My alphabetical journey through our collection continues with a look at ‘instantaneous’ photography.

The earliest photographic processes normally required exposures of many seconds, or even minutes, rendering the photography of movement impossible.

However, with the right combination of lighting, subject, lens and plate size, exposures of a fraction of a second, while still very difficult to achieve, were possible.

The taking of such photographs became known as ‘instantaneous photography’. While the term was in common usage during the 19th century, there was surprisingly little discussion or agreement as to precisely what it meant.

In practice, it was applied to any photograph which contained an element of movement or which was taken with an exposure of less than one second.

Instantaneous Views, 1856 - 1865, Valentine Blanchard, The Royal Photographic Society, National Media Museum / SSPL
Instantaneous Views, 1856 – 1865, Valentine Blanchard © The Royal Photographic Society

In Britain, one of the earliest and most celebrated exponents of instantaneous photography was Valentine Blanchard. His ‘Instantaneous Views’ of London street scenes caused a sensation when they were first exhibited in the early 1860s.

Blanchard used the collodion process and ingeniously converted a horse-drawn carriage into a travelling darkroom.

Driving around the capital he would stop when he found an interesting view, climb onto the roof of the carriage with his camera and tripod to make the exposure, and then process the exposed plate inside its darkened interior. To keep his exposure times as short as possible Blanchard used a modified emulsion and developer and a small format stereo camera fitted with a pair of wide aperture, short focal length lenses.

 Instantaneous Views, 1856 - 1865, Valentine Blanchard, The Royal Photographic Society, National Media Museum / SSPL
Instantaneous Views, 1856 – 1865, Valentine Blanchard © The Royal Photographic Society

Subjects that seemed very mundane to modern eyes exerted a peculiar fascination, such was the novelty of their being captured by the camera. A review of Blanchard’s photograph of New Oxford Street which appeared in the British Journal of Photography in October 1862 described how:

Omnibuses, carts, cabs, wagons, and foot-passengers in shoals in active movement, are all ‘arrested’… In the immediate foreground is a man, without his coat, wheeling a barrow, his left leg poised in mid-air, in the act of stepping… One individual in a black suit, with his hands in his pockets, and looking on excellent terms with himself, is sauntering towards the spectator. The whole scene is full of life, and the photography leaves nothing to be desired.

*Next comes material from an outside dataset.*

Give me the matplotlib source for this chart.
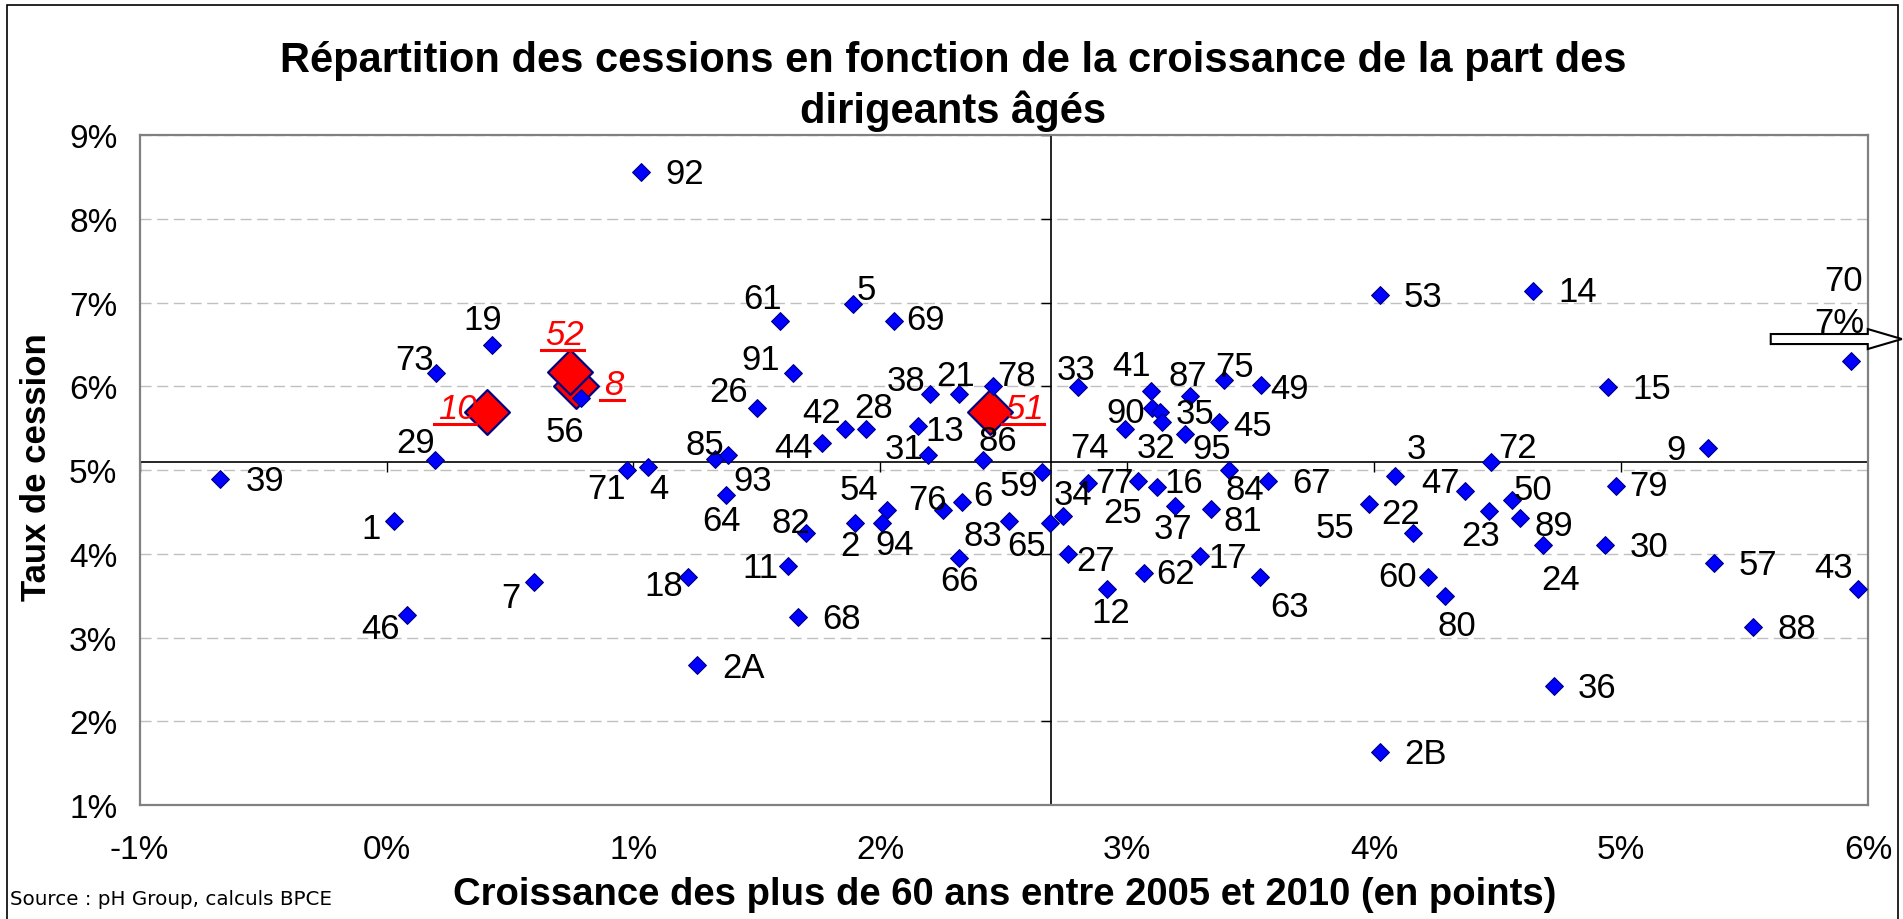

The introduction of much more sensitive gelatine dry plates in the late 1870s greatly simplified the taking of instantaneous photographs and removed much of their mystique. Sequences of instantaneous photographs could now be taken to record and analyse the movement of people and animals.

Plate 755, Animal Locomotion, Pigeon flying, 1887, Eadweard Muybridge, National Media Museum Collection / SSPL
Plate 755, Animal Locomotion, Pigeon flying, 1887, Eadweard Muybridge, Science Museum Group collection

The first photographer to experiment with the sequential photography of movement was Eadweard Muybridge. Although the best-known, he was just one of several important pioneers, including Etienne-Jules Marey and Ottomar Anschutz.

Hoof, c. 1890, Etienne-Jules Marey, National Media Museum Collection / SSPL
Hoof, c. 1890, Etienne-Jules Marey, Science Museum Group collection

Even today, photography’s ability to capture ‘instantaneous’ images of fleeting moments, too rapid for the naked eye, remains central to its unique aesthetic.


Further reading and interesting links

4 comments on “I is for… Instantaneous: Capturing movement for the first time

  1. Question: I understand that Instantaneous refers to exposures of a fraction of a second. When I first saw the term in an 1890s advertisement, I thought it meant more rapid development of film. Was this also the case or was the draw that you didn’t have to hold your pose for a length of time?

  2. Does the Museum hold a full set of these photographs, please? I am looking for a particular view showing steamboat sailing up the Thames, just above Greenwich.